WHAT THIS TASK INVOLVES: Leave out the pictures and print only the lines from the one with "Emit a single-file" through the one with "2023 17:58 UTC</text>", exactly as they are.

DATA TO PROCESS:
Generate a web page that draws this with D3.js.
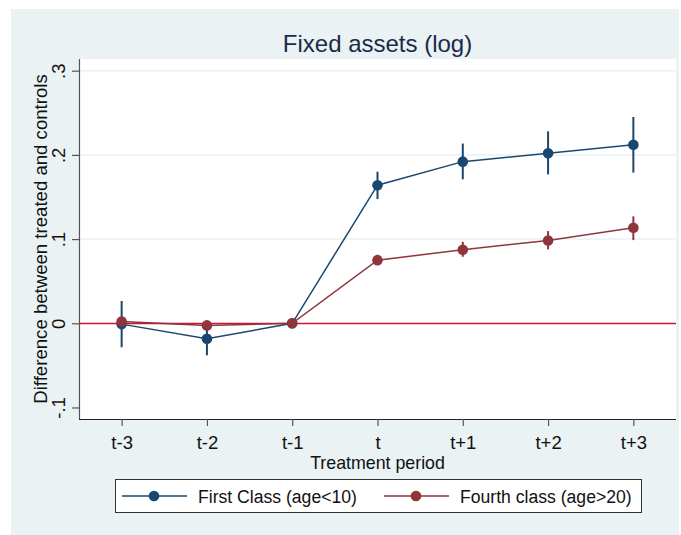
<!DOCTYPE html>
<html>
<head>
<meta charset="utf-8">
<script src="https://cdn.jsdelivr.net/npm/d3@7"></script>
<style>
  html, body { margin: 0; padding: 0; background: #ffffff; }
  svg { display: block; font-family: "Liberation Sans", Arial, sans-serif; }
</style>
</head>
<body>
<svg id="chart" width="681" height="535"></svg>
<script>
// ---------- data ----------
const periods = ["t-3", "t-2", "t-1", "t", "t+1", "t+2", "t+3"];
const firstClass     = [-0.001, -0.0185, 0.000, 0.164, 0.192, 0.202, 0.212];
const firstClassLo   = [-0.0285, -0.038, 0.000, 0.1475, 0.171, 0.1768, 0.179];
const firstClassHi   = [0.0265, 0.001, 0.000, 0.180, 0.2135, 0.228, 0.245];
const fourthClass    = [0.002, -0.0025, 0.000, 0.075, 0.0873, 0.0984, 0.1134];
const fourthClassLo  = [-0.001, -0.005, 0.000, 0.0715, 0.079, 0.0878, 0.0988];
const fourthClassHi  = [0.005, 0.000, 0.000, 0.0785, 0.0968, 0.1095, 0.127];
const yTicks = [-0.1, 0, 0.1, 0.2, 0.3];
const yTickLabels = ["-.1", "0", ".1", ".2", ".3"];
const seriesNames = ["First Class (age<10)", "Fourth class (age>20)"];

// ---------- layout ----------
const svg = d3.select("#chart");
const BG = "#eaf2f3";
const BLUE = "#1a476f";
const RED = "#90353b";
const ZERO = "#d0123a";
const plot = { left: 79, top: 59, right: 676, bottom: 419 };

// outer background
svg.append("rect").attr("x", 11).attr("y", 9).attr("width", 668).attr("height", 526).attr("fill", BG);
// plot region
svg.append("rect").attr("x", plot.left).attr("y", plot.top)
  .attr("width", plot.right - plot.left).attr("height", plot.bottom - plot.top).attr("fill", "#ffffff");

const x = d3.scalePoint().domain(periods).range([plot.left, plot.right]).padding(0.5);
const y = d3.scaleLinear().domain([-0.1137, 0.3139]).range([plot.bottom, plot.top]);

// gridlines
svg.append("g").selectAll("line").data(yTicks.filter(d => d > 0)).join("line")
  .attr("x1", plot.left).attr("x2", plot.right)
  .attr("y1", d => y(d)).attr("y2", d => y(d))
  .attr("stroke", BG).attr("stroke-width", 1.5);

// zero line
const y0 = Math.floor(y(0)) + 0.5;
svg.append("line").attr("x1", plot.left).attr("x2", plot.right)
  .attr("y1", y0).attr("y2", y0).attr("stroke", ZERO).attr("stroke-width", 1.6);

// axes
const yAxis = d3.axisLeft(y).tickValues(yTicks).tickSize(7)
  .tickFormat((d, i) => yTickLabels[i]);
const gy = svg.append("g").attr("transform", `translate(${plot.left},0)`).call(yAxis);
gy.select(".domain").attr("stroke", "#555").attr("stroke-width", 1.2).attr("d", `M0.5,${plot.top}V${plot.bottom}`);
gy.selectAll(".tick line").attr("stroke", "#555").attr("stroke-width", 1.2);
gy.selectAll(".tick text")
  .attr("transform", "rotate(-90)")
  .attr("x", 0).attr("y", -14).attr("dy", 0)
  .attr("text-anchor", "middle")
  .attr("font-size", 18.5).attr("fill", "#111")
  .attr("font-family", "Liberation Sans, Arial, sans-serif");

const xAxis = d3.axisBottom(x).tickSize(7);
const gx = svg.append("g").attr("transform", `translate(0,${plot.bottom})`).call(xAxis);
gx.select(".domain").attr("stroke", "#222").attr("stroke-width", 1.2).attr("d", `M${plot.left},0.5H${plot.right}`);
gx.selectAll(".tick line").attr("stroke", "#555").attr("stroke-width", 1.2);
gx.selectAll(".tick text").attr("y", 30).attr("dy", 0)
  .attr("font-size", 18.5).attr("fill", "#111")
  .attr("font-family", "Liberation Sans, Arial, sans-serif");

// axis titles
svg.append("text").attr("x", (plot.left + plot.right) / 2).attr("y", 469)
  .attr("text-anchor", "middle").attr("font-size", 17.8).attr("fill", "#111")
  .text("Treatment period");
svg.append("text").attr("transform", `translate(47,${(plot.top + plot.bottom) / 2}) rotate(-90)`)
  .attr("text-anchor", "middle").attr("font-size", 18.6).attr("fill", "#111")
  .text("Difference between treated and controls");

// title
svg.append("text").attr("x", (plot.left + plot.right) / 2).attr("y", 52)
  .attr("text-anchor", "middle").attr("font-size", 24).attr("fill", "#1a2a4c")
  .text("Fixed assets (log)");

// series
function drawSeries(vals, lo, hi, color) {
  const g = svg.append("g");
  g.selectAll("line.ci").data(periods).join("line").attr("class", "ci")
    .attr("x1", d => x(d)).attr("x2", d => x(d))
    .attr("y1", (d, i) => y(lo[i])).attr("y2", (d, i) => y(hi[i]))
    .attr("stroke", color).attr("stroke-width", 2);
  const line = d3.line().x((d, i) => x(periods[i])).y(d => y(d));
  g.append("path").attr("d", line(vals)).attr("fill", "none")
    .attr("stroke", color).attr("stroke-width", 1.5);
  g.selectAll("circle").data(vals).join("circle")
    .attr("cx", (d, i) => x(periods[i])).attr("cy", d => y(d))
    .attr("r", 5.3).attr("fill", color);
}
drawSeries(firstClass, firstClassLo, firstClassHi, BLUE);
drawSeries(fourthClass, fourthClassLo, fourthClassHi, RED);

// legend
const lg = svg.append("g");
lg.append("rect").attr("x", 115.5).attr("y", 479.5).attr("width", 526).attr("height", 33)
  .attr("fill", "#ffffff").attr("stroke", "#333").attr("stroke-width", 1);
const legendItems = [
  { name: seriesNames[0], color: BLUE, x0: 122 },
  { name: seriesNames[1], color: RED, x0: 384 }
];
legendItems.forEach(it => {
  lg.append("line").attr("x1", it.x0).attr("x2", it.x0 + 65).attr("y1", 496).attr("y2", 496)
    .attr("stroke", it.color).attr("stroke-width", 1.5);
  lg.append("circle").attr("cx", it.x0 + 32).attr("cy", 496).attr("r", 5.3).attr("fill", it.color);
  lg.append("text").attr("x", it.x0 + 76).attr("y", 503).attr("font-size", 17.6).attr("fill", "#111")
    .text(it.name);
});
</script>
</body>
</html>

==

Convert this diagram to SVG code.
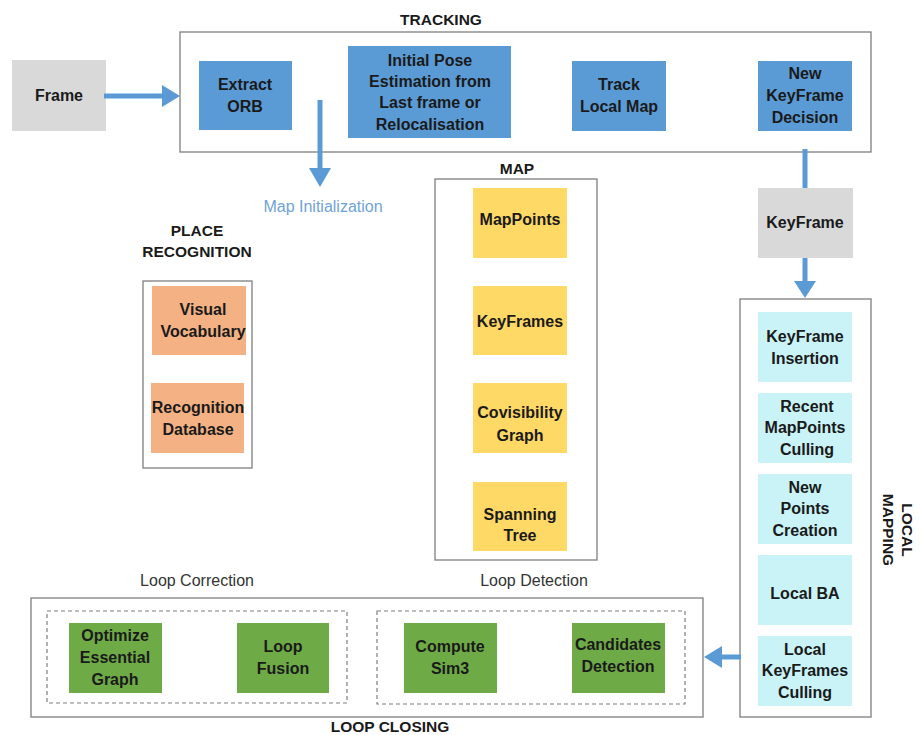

...

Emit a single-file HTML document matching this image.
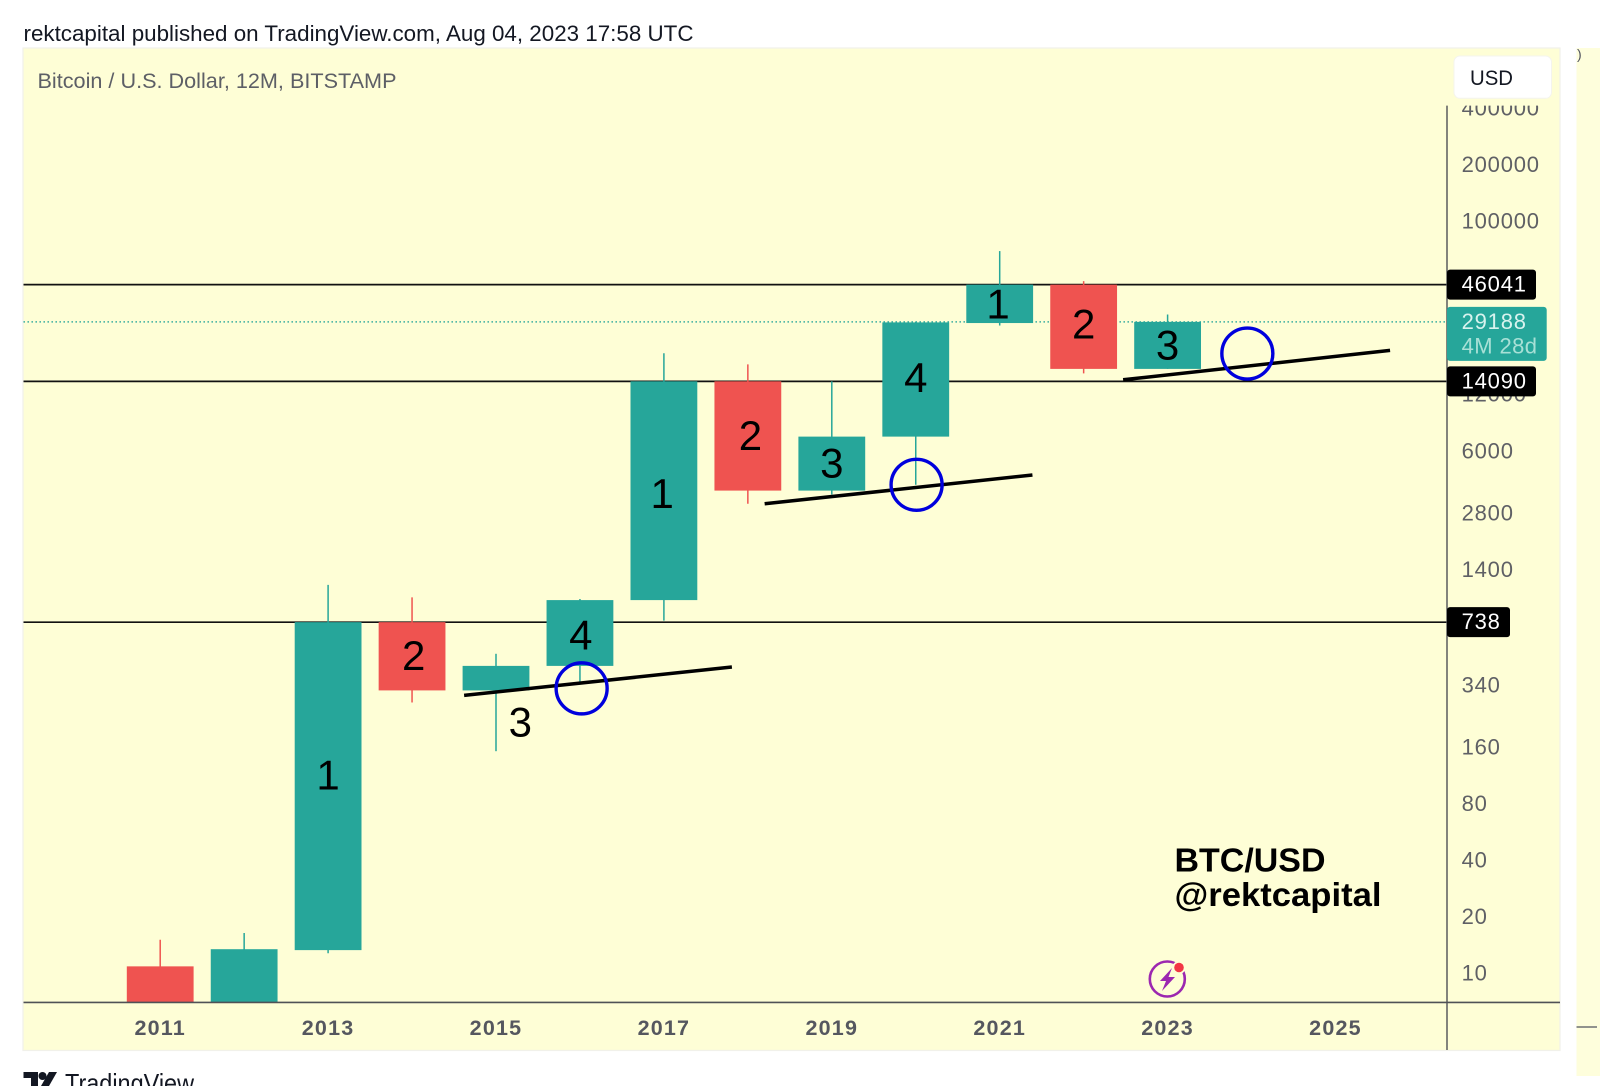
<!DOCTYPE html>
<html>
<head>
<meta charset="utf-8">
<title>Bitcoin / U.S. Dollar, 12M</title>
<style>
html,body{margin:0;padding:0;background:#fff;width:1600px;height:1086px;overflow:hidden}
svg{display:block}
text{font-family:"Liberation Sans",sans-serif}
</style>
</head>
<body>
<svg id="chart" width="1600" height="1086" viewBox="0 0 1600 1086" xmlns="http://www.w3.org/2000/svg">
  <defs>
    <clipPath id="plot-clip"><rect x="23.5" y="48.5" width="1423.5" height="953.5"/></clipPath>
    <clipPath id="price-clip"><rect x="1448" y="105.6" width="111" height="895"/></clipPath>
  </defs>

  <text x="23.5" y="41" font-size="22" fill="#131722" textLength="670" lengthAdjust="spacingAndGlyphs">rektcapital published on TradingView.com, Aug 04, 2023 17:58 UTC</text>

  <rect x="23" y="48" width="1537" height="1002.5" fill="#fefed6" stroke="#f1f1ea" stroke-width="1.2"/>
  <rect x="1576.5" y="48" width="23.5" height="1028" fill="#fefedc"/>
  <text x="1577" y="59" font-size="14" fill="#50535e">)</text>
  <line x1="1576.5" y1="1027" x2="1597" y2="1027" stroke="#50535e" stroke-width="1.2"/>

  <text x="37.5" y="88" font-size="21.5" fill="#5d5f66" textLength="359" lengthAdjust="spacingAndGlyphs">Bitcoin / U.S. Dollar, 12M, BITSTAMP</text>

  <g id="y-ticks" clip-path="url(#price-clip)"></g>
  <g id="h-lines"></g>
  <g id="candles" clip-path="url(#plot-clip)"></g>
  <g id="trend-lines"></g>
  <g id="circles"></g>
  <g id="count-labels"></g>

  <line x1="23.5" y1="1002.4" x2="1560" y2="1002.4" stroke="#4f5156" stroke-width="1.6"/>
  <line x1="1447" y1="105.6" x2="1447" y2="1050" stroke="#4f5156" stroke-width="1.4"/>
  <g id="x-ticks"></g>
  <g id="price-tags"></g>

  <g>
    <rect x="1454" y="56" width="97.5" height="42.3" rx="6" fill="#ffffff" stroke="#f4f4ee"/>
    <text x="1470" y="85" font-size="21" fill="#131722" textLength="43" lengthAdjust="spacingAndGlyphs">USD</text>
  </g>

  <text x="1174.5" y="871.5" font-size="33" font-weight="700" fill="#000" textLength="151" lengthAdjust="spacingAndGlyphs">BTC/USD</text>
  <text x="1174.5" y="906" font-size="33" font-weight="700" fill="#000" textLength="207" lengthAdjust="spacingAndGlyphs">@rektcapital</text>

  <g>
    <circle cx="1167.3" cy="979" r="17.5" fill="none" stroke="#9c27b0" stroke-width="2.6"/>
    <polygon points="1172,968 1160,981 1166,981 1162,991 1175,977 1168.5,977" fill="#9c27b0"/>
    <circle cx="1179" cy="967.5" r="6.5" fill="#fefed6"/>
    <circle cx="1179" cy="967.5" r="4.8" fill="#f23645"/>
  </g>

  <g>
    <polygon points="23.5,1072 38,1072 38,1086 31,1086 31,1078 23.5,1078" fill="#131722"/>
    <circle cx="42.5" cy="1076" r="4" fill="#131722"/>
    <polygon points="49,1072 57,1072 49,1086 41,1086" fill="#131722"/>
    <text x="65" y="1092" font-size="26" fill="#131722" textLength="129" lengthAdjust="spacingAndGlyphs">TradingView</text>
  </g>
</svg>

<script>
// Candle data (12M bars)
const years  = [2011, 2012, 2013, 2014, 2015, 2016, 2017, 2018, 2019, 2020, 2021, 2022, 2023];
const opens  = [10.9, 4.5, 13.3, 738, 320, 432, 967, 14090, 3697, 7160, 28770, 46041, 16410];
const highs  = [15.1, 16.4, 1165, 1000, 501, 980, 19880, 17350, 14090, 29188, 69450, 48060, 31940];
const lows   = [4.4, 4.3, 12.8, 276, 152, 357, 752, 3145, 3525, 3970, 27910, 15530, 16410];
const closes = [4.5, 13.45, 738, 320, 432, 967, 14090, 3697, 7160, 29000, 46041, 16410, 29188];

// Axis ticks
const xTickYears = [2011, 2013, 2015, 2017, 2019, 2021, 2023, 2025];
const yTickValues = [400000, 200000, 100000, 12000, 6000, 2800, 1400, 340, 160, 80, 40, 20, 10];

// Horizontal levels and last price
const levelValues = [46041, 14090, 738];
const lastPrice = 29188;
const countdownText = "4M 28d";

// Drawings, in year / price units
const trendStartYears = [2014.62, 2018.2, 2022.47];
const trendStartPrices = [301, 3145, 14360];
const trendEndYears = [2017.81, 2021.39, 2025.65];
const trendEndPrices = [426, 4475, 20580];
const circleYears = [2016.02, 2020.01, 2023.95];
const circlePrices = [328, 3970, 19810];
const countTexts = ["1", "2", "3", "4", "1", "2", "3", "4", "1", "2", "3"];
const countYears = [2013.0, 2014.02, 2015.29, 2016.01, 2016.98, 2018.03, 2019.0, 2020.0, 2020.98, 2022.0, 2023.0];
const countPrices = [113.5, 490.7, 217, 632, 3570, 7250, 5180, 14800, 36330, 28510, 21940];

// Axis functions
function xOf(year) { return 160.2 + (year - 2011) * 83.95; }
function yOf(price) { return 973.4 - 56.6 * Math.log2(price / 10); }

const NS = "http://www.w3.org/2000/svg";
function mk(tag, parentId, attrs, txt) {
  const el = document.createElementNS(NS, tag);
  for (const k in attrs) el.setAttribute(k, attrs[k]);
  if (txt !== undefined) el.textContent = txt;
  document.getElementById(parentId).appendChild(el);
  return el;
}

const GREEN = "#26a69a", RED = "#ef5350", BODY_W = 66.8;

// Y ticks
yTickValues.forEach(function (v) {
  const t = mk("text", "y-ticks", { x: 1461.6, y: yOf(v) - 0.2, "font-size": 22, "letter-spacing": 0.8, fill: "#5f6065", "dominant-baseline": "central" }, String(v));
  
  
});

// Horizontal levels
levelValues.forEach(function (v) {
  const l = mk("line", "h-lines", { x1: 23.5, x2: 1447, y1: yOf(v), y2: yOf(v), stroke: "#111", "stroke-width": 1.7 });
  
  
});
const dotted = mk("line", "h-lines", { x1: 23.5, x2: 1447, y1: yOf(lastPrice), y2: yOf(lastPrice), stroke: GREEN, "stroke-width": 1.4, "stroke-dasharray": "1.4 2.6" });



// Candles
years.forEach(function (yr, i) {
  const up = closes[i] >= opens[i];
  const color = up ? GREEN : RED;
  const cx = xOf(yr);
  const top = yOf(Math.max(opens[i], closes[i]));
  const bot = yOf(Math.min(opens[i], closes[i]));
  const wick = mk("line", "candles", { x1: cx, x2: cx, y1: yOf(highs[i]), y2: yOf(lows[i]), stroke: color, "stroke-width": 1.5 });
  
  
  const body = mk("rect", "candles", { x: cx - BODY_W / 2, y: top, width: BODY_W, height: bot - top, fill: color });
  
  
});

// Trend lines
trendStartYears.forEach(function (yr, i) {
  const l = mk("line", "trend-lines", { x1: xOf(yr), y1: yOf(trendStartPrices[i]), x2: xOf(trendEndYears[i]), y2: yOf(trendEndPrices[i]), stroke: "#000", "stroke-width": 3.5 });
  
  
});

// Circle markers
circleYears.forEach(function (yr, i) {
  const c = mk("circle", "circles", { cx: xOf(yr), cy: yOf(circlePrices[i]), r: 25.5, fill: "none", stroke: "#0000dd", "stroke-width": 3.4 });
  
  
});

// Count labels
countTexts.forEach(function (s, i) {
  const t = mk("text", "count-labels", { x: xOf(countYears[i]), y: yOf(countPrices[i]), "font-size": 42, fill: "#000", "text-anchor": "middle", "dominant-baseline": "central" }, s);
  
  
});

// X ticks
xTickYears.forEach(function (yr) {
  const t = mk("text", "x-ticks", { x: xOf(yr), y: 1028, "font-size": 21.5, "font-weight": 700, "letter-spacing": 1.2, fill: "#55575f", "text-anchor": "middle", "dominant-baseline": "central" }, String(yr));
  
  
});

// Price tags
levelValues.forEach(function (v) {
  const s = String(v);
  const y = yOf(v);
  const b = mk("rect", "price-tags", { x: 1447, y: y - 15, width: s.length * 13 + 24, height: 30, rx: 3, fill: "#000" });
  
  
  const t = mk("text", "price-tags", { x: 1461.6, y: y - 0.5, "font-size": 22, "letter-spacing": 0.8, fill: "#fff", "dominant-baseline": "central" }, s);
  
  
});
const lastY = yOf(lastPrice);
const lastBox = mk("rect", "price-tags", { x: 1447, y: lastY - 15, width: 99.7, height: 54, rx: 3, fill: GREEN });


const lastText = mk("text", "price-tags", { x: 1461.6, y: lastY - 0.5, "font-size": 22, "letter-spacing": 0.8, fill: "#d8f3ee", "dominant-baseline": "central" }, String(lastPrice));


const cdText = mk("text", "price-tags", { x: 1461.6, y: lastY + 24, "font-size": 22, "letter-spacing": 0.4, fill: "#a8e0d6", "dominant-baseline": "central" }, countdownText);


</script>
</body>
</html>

ANSWER IN FULL:
Emit a single-file HTML document matching this image.
<!DOCTYPE html>
<html>
<head>
<meta charset="utf-8">
<title>Bitcoin / U.S. Dollar, 12M</title>
<style>
html,body{margin:0;padding:0;background:#fff;width:1600px;height:1086px;overflow:hidden}
svg{display:block}
text{font-family:"Liberation Sans",sans-serif}
</style>
</head>
<body>
<svg id="chart" width="1600" height="1086" viewBox="0 0 1600 1086" xmlns="http://www.w3.org/2000/svg">
  <defs>
    <clipPath id="plot-clip"><rect x="23.5" y="48.5" width="1423.5" height="953.5"/></clipPath>
    <clipPath id="price-clip"><rect x="1448" y="105.6" width="111" height="895"/></clipPath>
  </defs>

  <text x="23.5" y="41" font-size="22" fill="#131722" textLength="670" lengthAdjust="spacingAndGlyphs">rektcapital published on TradingView.com, Aug 04, 2023 17:58 UTC</text>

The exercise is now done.